Besides spending an entire day with just me and my three girls on the odd occasion Bev allows herself to get away, there is probably no greater reality check for me each year then spending six days in Kelowna with a dozen or so 17 year old guys. This trip to the provincial volleyball tournament allows a small window into the vulnerable and very real world of teenagers. Between all the hours in the hotel, trips to Coopers, poker games (“ante up became a time out cheer somewhere along the line), devotions, shared suppers (thanks to the moms), terrible country music (do you know what your kids are listening to), Madden ’02 football, daring stories of double dates and secret loves (pull the trigger, baby), teenage angst and teenage language (“tight” “hella” and “tope” to name a few), you would be surprised to know we were all up there to capture a provincial title in volleyball.

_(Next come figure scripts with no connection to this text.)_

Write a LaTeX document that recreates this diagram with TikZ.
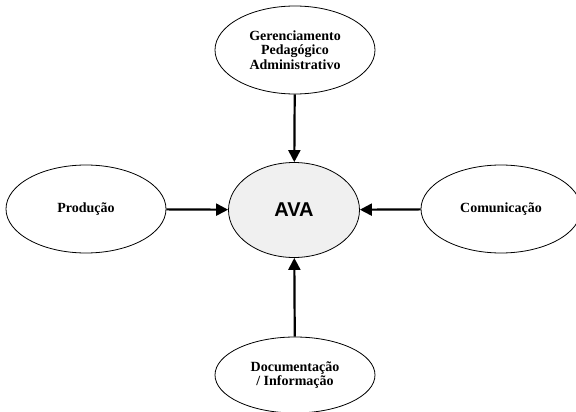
\documentclass[tikz,border=0pt]{standalone}
\usepackage{fontspec}
\setmainfont{Liberation Serif}
\newfontfamily\avafont{Liberation Sans}
\usetikzlibrary{arrows.meta,shapes.geometric}
\definecolor{avafill}{HTML}{F0F0F0}
\begin{document}
\begin{tikzpicture}[x=1pt,y=-1pt,
  topic/.style={draw=black, line width=0.8pt, ellipse, fill=white,
    minimum width=160pt, minimum height=88pt, inner sep=0pt,
    align=center, font=\fontsize{14}{14.5}\selectfont\bfseries},
  hub/.style={draw=black, line width=0.8pt, ellipse, fill=avafill,
    minimum width=131pt, minimum height=95pt, inner sep=0pt,
    font=\avafont\fontsize{20}{20}\selectfont\bfseries},
  link/.style={line width=2.2pt, -{Triangle[length=12pt,width=12pt]}}]
\useasboundingbox (0,0) rectangle (576,412);
\node[hub] (ava) at (294,210) {AVA};
\node[topic] (ger) at (295,50) {Gerenciamento\\Pedagógico\\Administrativo};
\node[topic] (prod) at (86,209) {Produção};
\node[topic] (com) at (501,209) {Comunicação};
\node[topic, minimum height=76pt] (doc) at (295,375) {Documentação\\/ Informação};
\draw[link] (ger) -- (ava);
\draw[link] (prod) -- (ava);
\draw[link] (com) -- (ava);
\draw[link] (doc) -- (ava);
\end{tikzpicture}
\end{document}
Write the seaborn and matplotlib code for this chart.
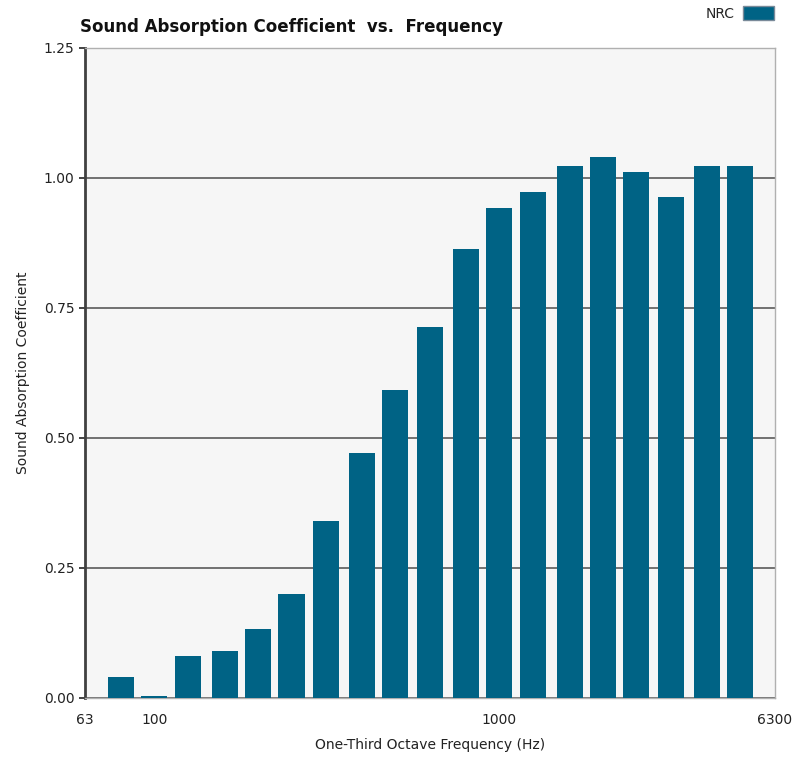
import matplotlib
matplotlib.use("Agg")
import matplotlib.pyplot as plt
import seaborn as sns
import pandas as pd
from matplotlib.patches import Patch

# One-third octave bands and measured absorption coefficients
freqs = [80, 100, 125, 160, 200, 250, 315, 400, 500, 630,
         800, 1000, 1250, 1600, 2000, 2500, 3150, 4000, 5000]
alpha = [0.04, 0.003, 0.081, 0.09, 0.133, 0.20, 0.34, 0.471, 0.592, 0.713,
         0.863, 0.942, 0.973, 1.023, 1.04, 1.012, 0.963, 1.023, 1.023]
x_ticks = [63, 100, 1000, 6300]
y_ticks = [0.0, 0.25, 0.5, 0.75, 1.0, 1.25]

bar_color = "#006385"
df = pd.DataFrame({"freq": freqs, "alpha": alpha})

sns.set_style("white")
plt.rcParams["font.family"] = ["DejaVu Sans"]

fig = plt.figure(figsize=(7.98, 7.58), dpi=100)
ax = fig.add_axes([0.1065, 0.0792, 0.8645, 0.8575])
ax.set_facecolor("#f6f6f6")

sns.barplot(data=df, x="freq", y="alpha", native_scale=True, log_scale=(True, False),
            color=bar_color, saturation=1, width=0.78, linewidth=0, ax=ax, zorder=3)

ax.set_xlim(63, 6300)
ax.set_ylim(0, 1.25)
ax.set_xticks(x_ticks)
ax.set_xticklabels([str(t) for t in x_ticks])
ax.xaxis.set_minor_locator(matplotlib.ticker.NullLocator())
ax.set_yticks(y_ticks)
ax.set_yticklabels([f"{t:.2f}" for t in y_ticks])
ax.tick_params(axis="x", length=0, labelsize=10, pad=11, colors="#222222")
ax.tick_params(axis="y", length=4, width=1.2, labelsize=10, colors="#222222", left=True)
ax.grid(axis="y", color="#666666", linewidth=1.3, zorder=1)
ax.set_axisbelow(True)

ax.set_xlabel("One-Third Octave Frequency (Hz)", fontsize=10, labelpad=8, color="#222222")
ax.set_ylabel("Sound Absorption Coefficient", fontsize=10, labelpad=10, color="#222222")

for side in ["top", "right", "bottom"]:
    ax.spines[side].set_color("#b0b0b0")
    ax.spines[side].set_linewidth(1)
ax.spines["left"].set_color("#404040")
ax.spines["left"].set_linewidth(2)

fig.text(0.1, 0.953, "Sound Absorption Coefficient  vs.  Frequency",
         fontsize=12, fontweight="bold", color="#111111", ha="left", va="bottom")

handle = Patch(facecolor=bar_color, edgecolor="#7a8a99")
fig.legend([handle], ["NRC"], loc="upper right", bbox_to_anchor=(0.985, 1.008),
           frameon=False, fontsize=10, markerfirst=False, handlelength=2.2,
           handleheight=1.1, handletextpad=0.6)

fig.savefig("out.png", dpi=100)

Although it should not surprise me, it seems as if the memories off the court each year match or exceed the memories on the court. On the opening night as we all sat in a hotel room that already had a festering smell that any young man would be proud of, the question was asked that I still don’t know if I have the answer to:
“What is your deepest desire?”
At that point I was sure that for the next few days my deepest desire would be in pursuit of a large blue banner that had the words “Provincial Champions” written on it. And of course I knew that wasn’t my deepest desire, but it sure seemed like it. And after we lost a game that sealed our fate, I saw young men crying, lamenting the realization of a dream that came crashing down. Hard. And so did James.
After the game he needed to be taken to the hospital. We dropped the team off after the tough loss. We told them we were leaving shortly for the hospital and that they should eat and get some rest. When we came out of our hotel room, all of them were waiting by the bus.
As I usually do when I find myself in really uncomfortable times, I try to make people laugh. Correction. I try to make me laugh because thunderous silence sends chills down my spine. So when they asked for James to be taken back into the emergency room, I had a smile on my face when I grabbed a wheelchair. I didn’t really expect to be allowed into the backroom. And then a nurse waved me through. At this point I need to mention that hospitals make me sick, emotionally.
And that’s when I saw her. Them, actually. I was following this little green line, acutely aware of the stench of sickness and knew all was not right. I glanced up, hoping “fast track” really meant that. A young mom on her knees next to a lowered hospital bed, urgently looking around as her pale child, months old only, lay silently in front of her. I suddenly became aware of my own children hundreds of kilometers away. The hopelessness of the situation was obvious in the face of this mother: there was nothing she could do to help her child. After making eye contact with her for way too long, at the most two seconds, I put my head down and waited for the nurse to direct me to an empty bed for James. I quickly uttered one of Anne Lamott’s two prayers: “Help them, Help them, Help them.”
I saw them later, sitting in the hospital emergency room, the baby wrapped in a blanket lying in her arms. And I saw the blanket move and a nervous smile came across the mother’s lips. “Thank you, thank you, thank you” is Lamott’s other prayer. I certainly wish I could tell you she looked relieved, that she everything would be fine. Would they experience Shalom or the shadow? I don’t know what happened. It was time for us to go.
But in that moment, I knew that my deepest desires had nothing to do with a round ball or a blue banner. A small baby lying in it’s mother’s arm? It was time for us to head back to our room at the Inn.
Reality check, please.
8 comments:
Congrats on getting Bronze at Provincials. Yet another powerful blog and for that, thankyou. Have a good one.
wow
what was wrong with James? rolled ankle? As a side note, hospitals freak me out. Birth and death in the same place... it's kinda weird.
yes! i love redeeming moments when you realize "what the heck was i thinking before?..that totally doesnt matter"..as mom always says, its good to gain perspective...
-Neice elise
Eliseeeeee! Like your mom, always something profound. I love you. The babies miss you, as always.
Matt,
Wow, from reading these blogs, I can see that the diamond in the rough at Manhattan Christian has become a polished gem!! Keep up the good work ~ your students/children are benefitting!
Best wishes to Bev and the girls and enjoy this blessed season!
Love,
Nancy
Naaaannnnccccyyyyy:
To my #1 supporter in the early days, who stood by me despite huge grammar assignments, run-ins with grumpy teachers in the hallway (i won't name my first child George), and who always knew how to speak the truth in love! Not only that, she has four daughters, which I may have in a few months!! Not many people I respect more than Nancy.
This was a powerful post Matt and it helped me put together a post about my niece, and the fagile gift of life.
Thanks for sharing, and for your comments on my blog.